▶ Objective: Repeat every line exactly, keeping the pictures out of the copy.

▶ Data section:
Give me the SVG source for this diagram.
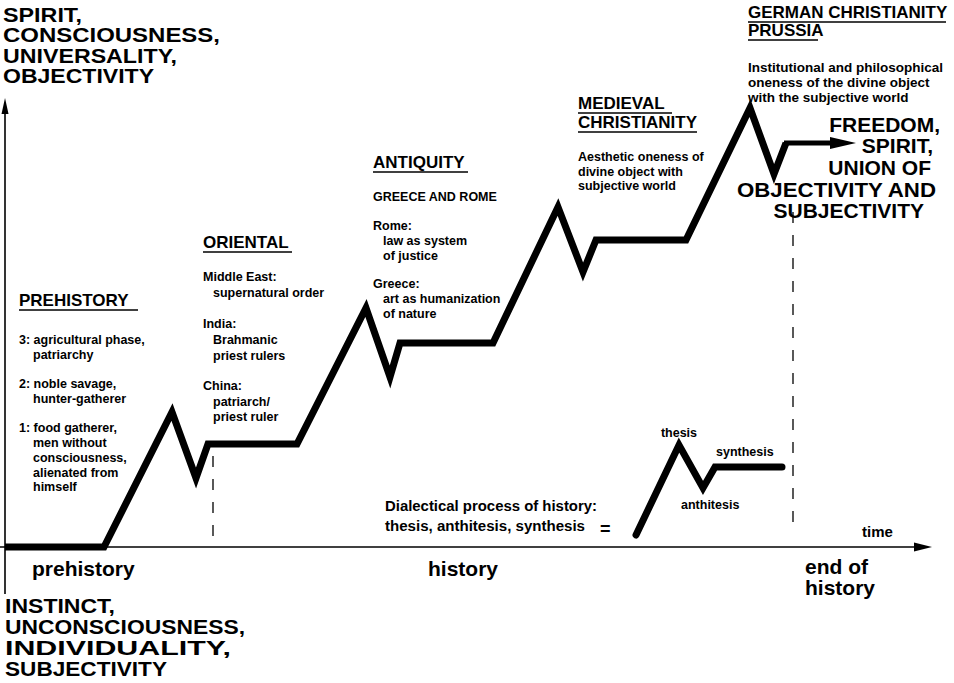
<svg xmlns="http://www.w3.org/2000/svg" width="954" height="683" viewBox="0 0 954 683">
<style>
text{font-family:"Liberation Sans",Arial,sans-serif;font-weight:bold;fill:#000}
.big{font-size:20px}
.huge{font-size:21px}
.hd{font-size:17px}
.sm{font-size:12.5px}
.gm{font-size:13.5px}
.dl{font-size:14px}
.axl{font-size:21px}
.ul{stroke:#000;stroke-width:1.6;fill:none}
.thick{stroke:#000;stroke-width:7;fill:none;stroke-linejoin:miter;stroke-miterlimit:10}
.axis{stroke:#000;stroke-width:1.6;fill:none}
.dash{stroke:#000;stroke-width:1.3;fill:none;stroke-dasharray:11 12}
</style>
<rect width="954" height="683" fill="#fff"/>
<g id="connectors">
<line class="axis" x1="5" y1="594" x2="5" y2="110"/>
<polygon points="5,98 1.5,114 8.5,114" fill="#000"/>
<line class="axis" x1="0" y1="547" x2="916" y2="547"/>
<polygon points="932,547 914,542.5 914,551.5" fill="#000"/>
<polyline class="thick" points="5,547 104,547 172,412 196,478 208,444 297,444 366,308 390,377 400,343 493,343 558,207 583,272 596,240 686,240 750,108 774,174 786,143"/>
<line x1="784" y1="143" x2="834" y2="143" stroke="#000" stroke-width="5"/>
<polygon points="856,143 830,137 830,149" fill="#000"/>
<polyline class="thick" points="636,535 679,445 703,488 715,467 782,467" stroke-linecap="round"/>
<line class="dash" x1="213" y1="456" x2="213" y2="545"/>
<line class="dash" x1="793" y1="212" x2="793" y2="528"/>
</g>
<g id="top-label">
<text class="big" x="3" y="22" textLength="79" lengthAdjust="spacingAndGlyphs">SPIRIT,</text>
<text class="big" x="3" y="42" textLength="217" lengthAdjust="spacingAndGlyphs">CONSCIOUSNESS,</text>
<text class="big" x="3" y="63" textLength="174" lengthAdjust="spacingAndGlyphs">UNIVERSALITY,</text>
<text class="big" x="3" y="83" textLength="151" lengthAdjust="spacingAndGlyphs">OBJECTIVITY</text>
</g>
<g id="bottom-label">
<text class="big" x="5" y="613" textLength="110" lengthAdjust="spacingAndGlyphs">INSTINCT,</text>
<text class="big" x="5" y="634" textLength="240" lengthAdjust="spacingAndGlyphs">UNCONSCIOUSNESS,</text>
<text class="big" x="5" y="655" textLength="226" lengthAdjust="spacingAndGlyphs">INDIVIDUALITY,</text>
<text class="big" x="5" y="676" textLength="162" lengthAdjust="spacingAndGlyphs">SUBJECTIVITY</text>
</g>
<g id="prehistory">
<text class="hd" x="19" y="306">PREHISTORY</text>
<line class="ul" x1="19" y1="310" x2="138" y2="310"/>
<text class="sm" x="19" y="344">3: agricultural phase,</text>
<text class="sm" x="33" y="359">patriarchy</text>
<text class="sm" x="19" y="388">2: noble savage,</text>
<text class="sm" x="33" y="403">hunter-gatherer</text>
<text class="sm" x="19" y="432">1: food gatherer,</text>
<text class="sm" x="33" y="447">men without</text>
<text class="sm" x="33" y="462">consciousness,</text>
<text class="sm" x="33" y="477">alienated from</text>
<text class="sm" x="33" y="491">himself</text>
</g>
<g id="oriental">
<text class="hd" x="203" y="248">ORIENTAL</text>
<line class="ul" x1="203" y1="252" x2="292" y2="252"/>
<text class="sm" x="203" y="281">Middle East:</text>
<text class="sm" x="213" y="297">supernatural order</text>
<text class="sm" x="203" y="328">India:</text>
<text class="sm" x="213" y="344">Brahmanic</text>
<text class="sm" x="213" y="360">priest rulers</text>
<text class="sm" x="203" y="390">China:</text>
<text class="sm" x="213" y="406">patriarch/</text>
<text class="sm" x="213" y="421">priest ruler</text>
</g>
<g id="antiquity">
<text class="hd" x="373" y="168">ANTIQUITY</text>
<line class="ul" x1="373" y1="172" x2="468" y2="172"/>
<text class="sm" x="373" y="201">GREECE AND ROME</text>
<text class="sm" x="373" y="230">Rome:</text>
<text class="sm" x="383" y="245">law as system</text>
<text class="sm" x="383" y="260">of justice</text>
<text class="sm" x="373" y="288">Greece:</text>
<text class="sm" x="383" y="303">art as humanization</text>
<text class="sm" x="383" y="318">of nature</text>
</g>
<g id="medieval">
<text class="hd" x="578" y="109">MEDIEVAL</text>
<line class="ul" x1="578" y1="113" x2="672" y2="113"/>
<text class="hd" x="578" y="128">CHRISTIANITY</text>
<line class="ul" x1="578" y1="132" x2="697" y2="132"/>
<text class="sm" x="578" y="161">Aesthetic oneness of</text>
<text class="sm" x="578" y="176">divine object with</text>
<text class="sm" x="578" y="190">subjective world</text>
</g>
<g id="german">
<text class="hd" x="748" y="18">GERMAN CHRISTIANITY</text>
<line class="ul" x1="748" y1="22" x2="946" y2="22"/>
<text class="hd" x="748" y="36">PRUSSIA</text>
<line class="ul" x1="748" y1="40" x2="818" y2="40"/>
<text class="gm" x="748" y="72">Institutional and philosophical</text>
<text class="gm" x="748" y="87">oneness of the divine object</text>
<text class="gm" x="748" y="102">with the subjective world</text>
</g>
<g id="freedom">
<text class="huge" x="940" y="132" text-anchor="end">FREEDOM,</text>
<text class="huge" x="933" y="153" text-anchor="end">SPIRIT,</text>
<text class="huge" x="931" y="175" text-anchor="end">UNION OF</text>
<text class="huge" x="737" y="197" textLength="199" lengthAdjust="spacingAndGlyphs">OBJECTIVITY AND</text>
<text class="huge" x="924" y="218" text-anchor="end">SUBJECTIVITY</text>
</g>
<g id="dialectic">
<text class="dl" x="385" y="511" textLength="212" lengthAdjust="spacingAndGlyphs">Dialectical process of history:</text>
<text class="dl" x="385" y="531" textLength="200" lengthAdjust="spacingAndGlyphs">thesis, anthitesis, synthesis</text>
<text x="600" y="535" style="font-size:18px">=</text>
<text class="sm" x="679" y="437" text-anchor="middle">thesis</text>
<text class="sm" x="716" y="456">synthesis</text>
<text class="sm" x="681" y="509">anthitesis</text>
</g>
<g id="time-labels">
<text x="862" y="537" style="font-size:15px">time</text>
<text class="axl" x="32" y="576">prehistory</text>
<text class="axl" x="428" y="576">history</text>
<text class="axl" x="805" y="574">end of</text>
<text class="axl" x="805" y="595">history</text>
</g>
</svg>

▶ Written response:
Give me the SVG source for this diagram.
<svg xmlns="http://www.w3.org/2000/svg" width="954" height="683" viewBox="0 0 954 683">
<style>
text{font-family:"Liberation Sans",Arial,sans-serif;font-weight:bold;fill:#000}
.big{font-size:20px}
.huge{font-size:21px}
.hd{font-size:17px}
.sm{font-size:12.5px}
.gm{font-size:13.5px}
.dl{font-size:14px}
.axl{font-size:21px}
.ul{stroke:#000;stroke-width:1.6;fill:none}
.thick{stroke:#000;stroke-width:7;fill:none;stroke-linejoin:miter;stroke-miterlimit:10}
.axis{stroke:#000;stroke-width:1.6;fill:none}
.dash{stroke:#000;stroke-width:1.3;fill:none;stroke-dasharray:11 12}
</style>
<rect width="954" height="683" fill="#fff"/>
<g id="connectors">
<line class="axis" x1="5" y1="594" x2="5" y2="110"/>
<polygon points="5,98 1.5,114 8.5,114" fill="#000"/>
<line class="axis" x1="0" y1="547" x2="916" y2="547"/>
<polygon points="932,547 914,542.5 914,551.5" fill="#000"/>
<polyline class="thick" points="5,547 104,547 172,412 196,478 208,444 297,444 366,308 390,377 400,343 493,343 558,207 583,272 596,240 686,240 750,108 774,174 786,143"/>
<line x1="784" y1="143" x2="834" y2="143" stroke="#000" stroke-width="5"/>
<polygon points="856,143 830,137 830,149" fill="#000"/>
<polyline class="thick" points="636,535 679,445 703,488 715,467 782,467" stroke-linecap="round"/>
<line class="dash" x1="213" y1="456" x2="213" y2="545"/>
<line class="dash" x1="793" y1="212" x2="793" y2="528"/>
</g>
<g id="top-label">
<text class="big" x="3" y="22" textLength="79" lengthAdjust="spacingAndGlyphs">SPIRIT,</text>
<text class="big" x="3" y="42" textLength="217" lengthAdjust="spacingAndGlyphs">CONSCIOUSNESS,</text>
<text class="big" x="3" y="63" textLength="174" lengthAdjust="spacingAndGlyphs">UNIVERSALITY,</text>
<text class="big" x="3" y="83" textLength="151" lengthAdjust="spacingAndGlyphs">OBJECTIVITY</text>
</g>
<g id="bottom-label">
<text class="big" x="5" y="613" textLength="110" lengthAdjust="spacingAndGlyphs">INSTINCT,</text>
<text class="big" x="5" y="634" textLength="240" lengthAdjust="spacingAndGlyphs">UNCONSCIOUSNESS,</text>
<text class="big" x="5" y="655" textLength="226" lengthAdjust="spacingAndGlyphs">INDIVIDUALITY,</text>
<text class="big" x="5" y="676" textLength="162" lengthAdjust="spacingAndGlyphs">SUBJECTIVITY</text>
</g>
<g id="prehistory">
<text class="hd" x="19" y="306">PREHISTORY</text>
<line class="ul" x1="19" y1="310" x2="138" y2="310"/>
<text class="sm" x="19" y="344">3: agricultural phase,</text>
<text class="sm" x="33" y="359">patriarchy</text>
<text class="sm" x="19" y="388">2: noble savage,</text>
<text class="sm" x="33" y="403">hunter-gatherer</text>
<text class="sm" x="19" y="432">1: food gatherer,</text>
<text class="sm" x="33" y="447">men without</text>
<text class="sm" x="33" y="462">consciousness,</text>
<text class="sm" x="33" y="477">alienated from</text>
<text class="sm" x="33" y="491">himself</text>
</g>
<g id="oriental">
<text class="hd" x="203" y="248">ORIENTAL</text>
<line class="ul" x1="203" y1="252" x2="292" y2="252"/>
<text class="sm" x="203" y="281">Middle East:</text>
<text class="sm" x="213" y="297">supernatural order</text>
<text class="sm" x="203" y="328">India:</text>
<text class="sm" x="213" y="344">Brahmanic</text>
<text class="sm" x="213" y="360">priest rulers</text>
<text class="sm" x="203" y="390">China:</text>
<text class="sm" x="213" y="406">patriarch/</text>
<text class="sm" x="213" y="421">priest ruler</text>
</g>
<g id="antiquity">
<text class="hd" x="373" y="168">ANTIQUITY</text>
<line class="ul" x1="373" y1="172" x2="468" y2="172"/>
<text class="sm" x="373" y="201">GREECE AND ROME</text>
<text class="sm" x="373" y="230">Rome:</text>
<text class="sm" x="383" y="245">law as system</text>
<text class="sm" x="383" y="260">of justice</text>
<text class="sm" x="373" y="288">Greece:</text>
<text class="sm" x="383" y="303">art as humanization</text>
<text class="sm" x="383" y="318">of nature</text>
</g>
<g id="medieval">
<text class="hd" x="578" y="109">MEDIEVAL</text>
<line class="ul" x1="578" y1="113" x2="672" y2="113"/>
<text class="hd" x="578" y="128">CHRISTIANITY</text>
<line class="ul" x1="578" y1="132" x2="697" y2="132"/>
<text class="sm" x="578" y="161">Aesthetic oneness of</text>
<text class="sm" x="578" y="176">divine object with</text>
<text class="sm" x="578" y="190">subjective world</text>
</g>
<g id="german">
<text class="hd" x="748" y="18">GERMAN CHRISTIANITY</text>
<line class="ul" x1="748" y1="22" x2="946" y2="22"/>
<text class="hd" x="748" y="36">PRUSSIA</text>
<line class="ul" x1="748" y1="40" x2="818" y2="40"/>
<text class="gm" x="748" y="72">Institutional and philosophical</text>
<text class="gm" x="748" y="87">oneness of the divine object</text>
<text class="gm" x="748" y="102">with the subjective world</text>
</g>
<g id="freedom">
<text class="huge" x="940" y="132" text-anchor="end">FREEDOM,</text>
<text class="huge" x="933" y="153" text-anchor="end">SPIRIT,</text>
<text class="huge" x="931" y="175" text-anchor="end">UNION OF</text>
<text class="huge" x="737" y="197" textLength="199" lengthAdjust="spacingAndGlyphs">OBJECTIVITY AND</text>
<text class="huge" x="924" y="218" text-anchor="end">SUBJECTIVITY</text>
</g>
<g id="dialectic">
<text class="dl" x="385" y="511" textLength="212" lengthAdjust="spacingAndGlyphs">Dialectical process of history:</text>
<text class="dl" x="385" y="531" textLength="200" lengthAdjust="spacingAndGlyphs">thesis, anthitesis, synthesis</text>
<text x="600" y="535" style="font-size:18px">=</text>
<text class="sm" x="679" y="437" text-anchor="middle">thesis</text>
<text class="sm" x="716" y="456">synthesis</text>
<text class="sm" x="681" y="509">anthitesis</text>
</g>
<g id="time-labels">
<text x="862" y="537" style="font-size:15px">time</text>
<text class="axl" x="32" y="576">prehistory</text>
<text class="axl" x="428" y="576">history</text>
<text class="axl" x="805" y="574">end of</text>
<text class="axl" x="805" y="595">history</text>
</g>
</svg>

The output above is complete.